Dalam ilmu hukum, subyek hukum (legal subject) adalah setiap pembawa atau penyandang hak dan kewajiban dalam hubungan-hubungan hukum. Subyek hukum dapat merupakan orang atau natuurlijkpersoon (mensehjkpersoon) dan bukan orang (rechtspersoon).
Rechtspersoon biasa disebut badan hukum yang merupakan persona ficta atau orang yang diciptakan oleh hukum sebagai persona. Pandangan demikian dianut oleh Carl von Savigny, C.W.Opzoomer, A.N.Houwing dan juga Langemeyer. Mereka badan hukum adalah hanyalah fiksi hukum.

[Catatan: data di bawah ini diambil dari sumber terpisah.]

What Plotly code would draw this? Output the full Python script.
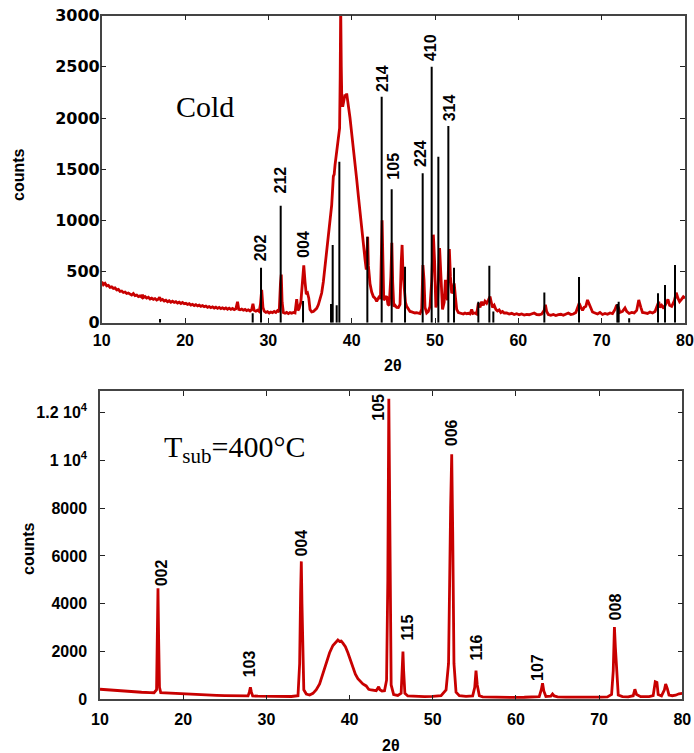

Oleh karena itu pendapat ini disebut teori fiktif atau teori fiksi.
Pertanggungjawaban korporasi (corporate liability) tidak diatur dalam hukum pidana umum (KUHP), melainkan tersebar dalam hukum pidana khusus
Prinsip pertanggungjawaban mutlak (strict liability) merupakan prinsip pertanggung jawaban hukum (liability) yang telah berkembang sejak lama yang berawal dan sebuah kasus di Inggris yaitu Rylands v. Fletcher tahun 1868. Dalam kasus ini Pengadilan tingkat kasasi di Inggris melahirkan suatu kriteria yang menentukan, bahwa suatu kegiatan atau penggunaan sumber daya dapat dikenai strict liability jika penggunaan tersebut bersifat non natural atau di luar kelaziman, atau tidak seperti biasanya.

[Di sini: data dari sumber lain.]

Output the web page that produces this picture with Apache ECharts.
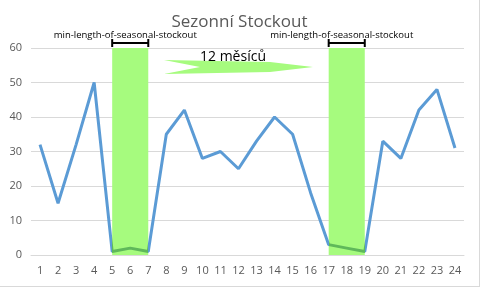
<!DOCTYPE html>
<html><head><meta charset="utf-8">
<script src="https://cdn.jsdelivr.net/npm/echarts@6/dist/echarts.min.js"></script>
<style>html,body{margin:0;padding:0;background:#fff;}#c{width:479px;height:286px;border-right:1px solid #d9d9d9;border-bottom:1px solid #d9d9d9;}</style>
</head><body><div id="c"></div>
<script>
const categories = ['1','2','3','4','5','6','7','8','9','10','11','12','13','14','15','16','17','18','19','20','21','22','23','24'];
const stockValues = [32,15,32,50,1,2,1,35,42,28,30,25,33,40,35,18,3,2,1,33,28,42,48,31];
const seasonalBands = [['5','7'],['17','19']];
const bandTop = 60;
const titleText = 'Sezonní Stockout';
const bandLabel = 'min-length-of-seasonal-stockout';
const arrowLabel = '12 měsíců';

const chart = echarts.init(document.getElementById('c'));
const FONT = '"Open Sans", "Liberation Sans", sans-serif';
chart.setOption({
  animation:false,
  title:{text:titleText,left:'center',top:9,textStyle:{color:'#595959',fontSize:17,fontWeight:'normal',fontFamily:FONT}},
  grid:{left:31,right:15,top:48,bottom:31},
  xAxis:{type:'category',data:categories,boundaryGap:true,
    axisLine:{lineStyle:{color:'#d9d9d9'}},axisTick:{show:false},
    axisLabel:{color:'#595959',fontSize:11,fontFamily:FONT,margin:10,interval:0}},
  yAxis:{type:'value',min:0,max:60,interval:10,
    axisLine:{show:false},axisTick:{show:false},
    splitLine:{lineStyle:{color:'#d9d9d9'}},
    axisLabel:{color:'#595959',fontSize:11,fontFamily:FONT,margin:9}},
  visualMap:{show:false,dimension:0,seriesIndex:0,pieces:[
    {lt:4,color:'#5b9bd5'},{gte:4,lte:6,color:'#5fb85a'},{gt:6,lt:16,color:'#5b9bd5'},
    {gte:16,lte:18,color:'#5fb85a'},{gt:18,color:'#5b9bd5'}]},
  series:[{type:'line',data:stockValues,symbol:'none',z:3,
    lineStyle:{width:3},
    markArea:{silent:true,itemStyle:{color:'#a6fb7e',opacity:1},
      data:seasonalBands.map(b=>[{xAxis:b[0],yAxis:0},{xAxis:b[1],yAxis:bandTop}])}
  }]
});

function drawAnnotations(){
  const els=[];
  seasonalBands.forEach(b=>{
    const p1=chart.convertToPixel({gridIndex:0},[b[0],bandTop]);
    const p2=chart.convertToPixel({gridIndex:0},[b[1],bandTop]);
    const y=p1[1]-5;
    els.push({type:'line',shape:{x1:p1[0],y1:y,x2:p2[0],y2:y},style:{stroke:'#000',lineWidth:2}});
    els.push({type:'line',shape:{x1:p1[0],y1:y-4,x2:p1[0],y2:y+4},style:{stroke:'#000',lineWidth:2}});
    els.push({type:'line',shape:{x1:p2[0],y1:y-4,x2:p2[0],y2:y+4},style:{stroke:'#000',lineWidth:2}});
    els.push({type:'text',x:(p1[0]+p2[0])/2-5,y:y-8,style:{text:bandLabel,fill:'#000',font:'9.5px '+FONT,align:'center',verticalAlign:'middle'}});
  });
  els.push({type:'polygon',shape:{points:[[164,60],[270,62],[313,67],[270,72],[164,74],[200,67]]},style:{fill:'#a6fb7e'}});
  els.push({type:'text',x:233,y:57,style:{text:arrowLabel,fill:'#000',font:'14px '+FONT,align:'center',verticalAlign:'middle'}});
  chart.setOption({graphic:els});
}
drawAnnotations();
</script></body></html>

Yang dimaksud dengan “bertanggung jawab mutlak” atau strict liability adalah unsur kesalahan tidak perlu dibuktikan oleh pihak penggugat sebagai dasar pembayaran ganti rugi. Ketentuan ayat ini merupakan lex specialis dalam gugatan tentang perbuatan melanggar hukum pada umumnya. Besarnya nilai ganti rugi yang dapat dibebankan terhadap pencemar atau perusak lingkungan hidup menurut Pasal ini dapat ditetapkan sampai batas tertentu. Yang dimaksud dengan “sampai batas waktu tertentu” adalah jika menurut penetapan peraturan perundang-undangan ditentukan keharusan asuransi bagi usaha dan/atau kegiatan yang bersangkutan atau telah tersedia dana lingkungan hidup.
Ketidaktepatan dan kerancuan yang tidak tepat menempatkan perbuatan pidana sebagai pribadi (naturlijkee person) ataupun perbuatan pidana sebagai pertanggungjawaban korporasi selain akan menyulitkan pembuktian juga mengakibatkan terhadap kesalahan yang dilakukan dan penjatuhan pemidanaan. Dari ranah ini, kemudian berbagai putusan pengadilan (vonis) tidak memberikan tafsiran yang jelas dan cenderung mengikuti surat tuntutan jaksa penuntut umum (requisitooir). Padahal menurut hukum, perbuatan pidana sebagai pribadi ((naturlijkee person) dan pertanggungjawaban korporasi merupakan dual hal yang terpisah dan tidak dapat dicambur baur. Kesalahan dan ketidakcermatan didalam merumuskannya selain membuat kasus ini tidak menjadi jelas (obsuur libels) juga tidak pantas apabila kesalahan korporasi harus dibebankan kepada terdakwa sebagai perbuatan pidana pribadi (naturlijkee person)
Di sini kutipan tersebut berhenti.